Once again, a coach’s decision is measured by the result not the process, which Fisher should get credit for. He made the correct call given their position on the field and distance to go. Instead, every armchair quarterback and couch coach screamed at their TV saying, “You gotta kick the field goal!”
Isolated Incident or Contagious Concept?
Just because three teams decided to roll the dice more than usual last weekend doesn’t necessarily mean this is an emerging pattern, right? Correct. Thankfully, ten teams elected to go for it on 4th down not because the flow of the game dictated so, but because it was the right decision. Here are the following teams that attempted a 4th down conversion outside of normal “go for it” situations.

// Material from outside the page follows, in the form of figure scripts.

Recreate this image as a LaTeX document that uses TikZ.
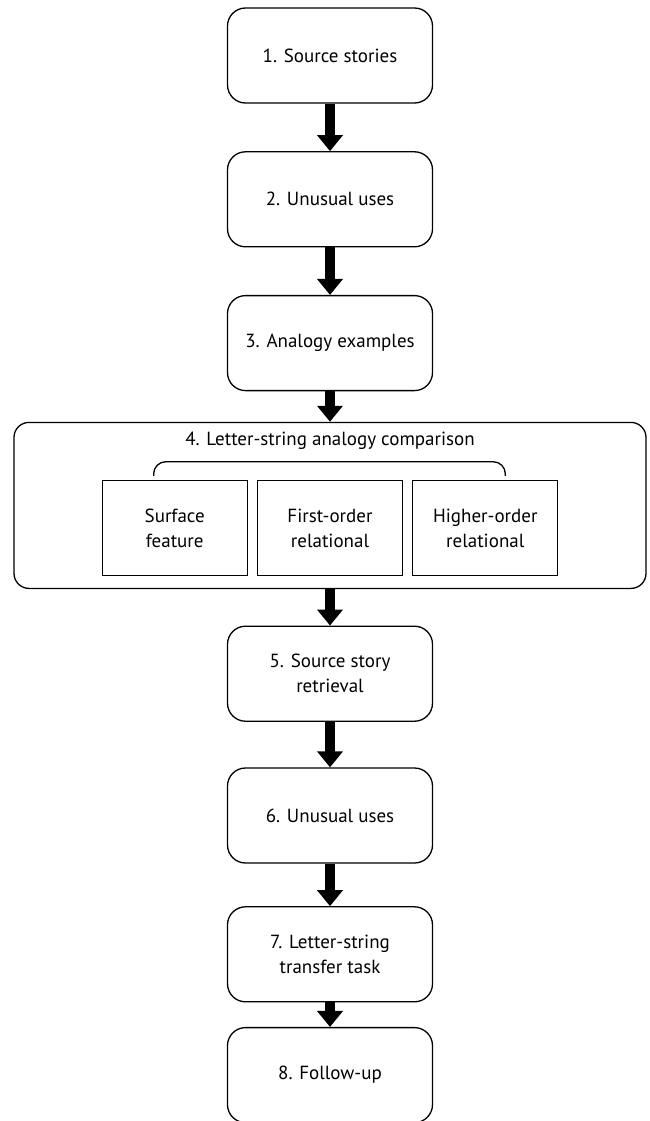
\documentclass[tikz,border=0pt]{standalone}
\usepackage{fontspec}
\setmainfont{PT Sans}
\usetikzlibrary{positioning}
\usetikzlibrary{arrows.meta}
\def\lw{1.3pt}
\tikzset{
    stage/.style = {
        draw, rounded corners=18pt, line width=\lw, minimum width=205pt,
        minimum height=95pt, align=center, font=\fontsize{19}{25}\selectfont
    },
    level/.style = {
        draw, line width=\lw, minimum width=145pt, minimum height=95pt,
        align=center, font=\fontsize{19}{25}\selectfont
    },
    flow/.style = {
        line width=10pt, -{Triangle[width=25pt,length=16pt]}
    }
}

\begin{document}
\begin{tikzpicture}[x=1pt, y=1pt]
        \useasboundingbox (0,0) rectangle (649,-1121);
        \node[stage] (s1) at (330,-55.5) {1. Source stories};
        \node[stage, below=47.5pt of s1] (s2) {2. Unusual uses};
        \node[stage, below=47.5pt of s2] (s3) {3. Analogy examples};
        \node[draw, rounded corners=15pt, line width=\lw, minimum width=632pt,
              minimum height=166pt, below=30.5pt of s3] (cmp) {};
        \node[font=\fontsize{19}{25}\selectfont, below=7pt of cmp.north] (cmptitle) {4. Letter-string analogy comparison};
        \node[level] (first) at ([yshift=-22.5pt] cmp.center) {First-order\\relational};
        \node[level, left=9pt of first] (surface) {Surface\\feature};
        \node[level, right=9pt of first] (higher) {Higher-order\\relational};
        \draw[line width=\lw, rounded corners=12pt] ([shift={(-21pt,4pt)}] surface.north)
            -- ++(0,14pt) -| ([shift={(20pt,4pt)}] higher.north);
        \node[stage, below=36.5pt of cmp] (s5) {5. Source story\\retrieval};
        \node[stage, below=45.5pt of s5] (s6) {6. Unusual uses};
        \node[stage, below=42.5pt of s6] (s7) {7. Letter-string\\transfer task};
        \node[stage, below=24.5pt of s7] (s8) {8. Follow-up};
        \begin{scope}[flow]
            \draw (s1) -- (s2);
            \draw (s2) -- (s3);
            \draw (s3) -- (cmp);
            \draw (cmp) -- (s5);
            \draw (s5) -- (s6);
            \draw (s6) -- (s7);
            \draw (s7) -- (s8);
        \end{scope}
    \end{tikzpicture}
\end{document}
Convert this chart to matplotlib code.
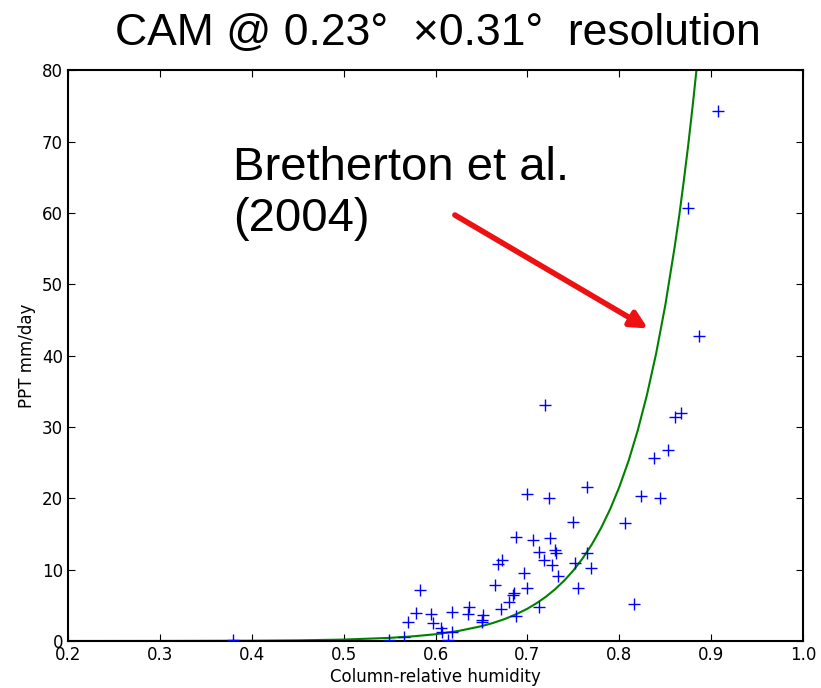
import numpy as np
from matplotlib import pyplot as plt

# scatter points (column-relative humidity, PPT mm/day)
crh = [0.907, 0.875, 0.887, 0.719, 0.861, 0.867, 0.853, 0.838,
       0.700, 0.723, 0.765, 0.824, 0.844, 0.750, 0.806,
       0.688, 0.706, 0.725, 0.713, 0.730, 0.731, 0.718, 0.727, 0.733,
       0.672, 0.668, 0.696, 0.752, 0.765, 0.769, 0.665, 0.700,
       0.685, 0.684, 0.755, 0.680, 0.671, 0.713, 0.688, 0.652,
       0.651, 0.650, 0.816,
       0.583, 0.579, 0.595, 0.570, 0.597, 0.618, 0.636, 0.635,
       0.606, 0.607, 0.618, 0.613, 0.549, 0.566, 0.380]
ppt = [74.3, 60.7, 42.7, 33.1, 31.4, 31.9, 26.8, 25.6,
       20.6, 20.1, 21.6, 20.3, 20.1, 16.7, 16.5,
       14.6, 14.2, 14.5, 12.5, 12.8, 12.4, 11.4, 10.7, 9.1,
       11.3, 10.8, 9.5, 11.0, 12.3, 10.2, 7.8, 7.4,
       6.7, 6.5, 7.4, 5.4, 4.5, 4.7, 3.5, 3.7,
       2.9, 2.6, 5.2,
       7.2, 3.9, 3.8, 2.6, 2.5, 4.1, 4.8, 3.8,
       1.8, 1.3, 1.2, 0.1, 0.1, 0.5, 0.2]

# Bretherton et al. (2004) curve
curve_x = [0.20, 0.30, 0.40, 0.45, 0.50, 0.55, 0.575, 0.60, 0.625,
           0.65, 0.6625, 0.675, 0.6875, 0.70, 0.71, 0.72, 0.73, 0.74,
           0.75, 0.76, 0.77, 0.78, 0.79, 0.80, 0.81, 0.82, 0.83, 0.84,
           0.85, 0.86, 0.865, 0.87, 0.875, 0.88, 0.885]
curve_y = [0.002, 0.009, 0.042, 0.09, 0.20, 0.44, 0.65, 0.95, 1.41,
           2.08, 2.53, 3.07, 3.74, 4.53, 5.31, 6.20, 7.25, 8.47,
           9.90, 11.58, 13.53, 15.82, 18.49, 21.61, 25.25, 29.52, 34.5, 40.3,
           47.1, 55.1, 59.5, 64.4, 69.6, 75.3, 81.4]

fig = plt.figure(figsize=(8.21, 6.88), dpi=100)
ax = fig.add_axes([0.0828, 0.0683, 0.8955, 0.8297])

ax.plot(curve_x, curve_y, color='#008000', lw=1.5, zorder=2)
ax.plot(crh, ppt, '+', color='b', ms=8, mew=1.0, zorder=3)

ax.set_xlim(0.2, 1.0)
ax.set_ylim(0, 80)
ax.set_xticks(np.arange(0.2, 1.01, 0.1))
ax.set_yticks(np.arange(0, 81, 10))
ax.tick_params(direction='in', top=True, right=True, length=5, labelsize=12)
for s in ax.spines.values():
    s.set_linewidth(1.5)
ax.set_xlabel('Column-relative humidity', fontsize=12, labelpad=3)
ax.set_ylabel('PPT mm/day', fontsize=12)

fig.text(0.533, 0.951, 'CAM @ 0.23\u00b0  \u00d70.31\u00b0  resolution',
         family='Liberation Sans', fontsize=32, ha='center', va='center')

ax.text(0.38, 64.6, 'Bretherton et al.', family='Liberation Sans',
        fontsize=34, ha='left', va='baseline')
ax.text(0.38, 57.4, '(2004)', family='Liberation Sans',
        fontsize=34, ha='left', va='baseline')
ax.annotate('', xy=(0.831, 43.8), xytext=(0.621, 59.7),
            arrowprops=dict(arrowstyle='-|>,head_length=1.0,head_width=0.5',
                            color='#ee1111', lw=4, shrinkA=0, shrinkB=0))

plt.savefig('out.png')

I decided to leave out any fourth quarter 4th down attempts to avoid any type of confusion about whether or not the decision to attempt a 4th down is considered conventional. One could argue that Carolina’s second attempt to convert was conventional given their deficit, but, I decided to include it anyway.
It’s interesting to see the majority of these attempts occurred in the second quarter. At that time, games are not usually out of reach. Rather, teams are trying to establish an offensive rhythm and determined that it was worth the risk. While not every situation aligned perfectly with 4th down analytics, I believe in the idea of aggressive offense.
The fantasy implications of this concept are simple. More plays, mean more points, and more scoring opportunities. More importantly, is the impact this trend could have on offensive gameplans. If a team’s offensive scheme gives them four plays to get ten yards, then play calls will change. Thus, a team won’t feel pressure to throw the ball on 2nd and eight. Knowing they have two more downs, they can run the ball for a 3rd and six. Then pass for a five yard gain and then line up to convert a fourth and one.
Like most theories, that logic sounds good on paper. It’s one thing to have a play sheet printed of fourth down plays and the appropriate situations. It’s another thing entirely to call one of those plays. Right now, the Raiders are the front-runners for adopting this philosophy. They have consistently attempted 4th down conversions all season and no doubt they will continue to do so against Jacksonville.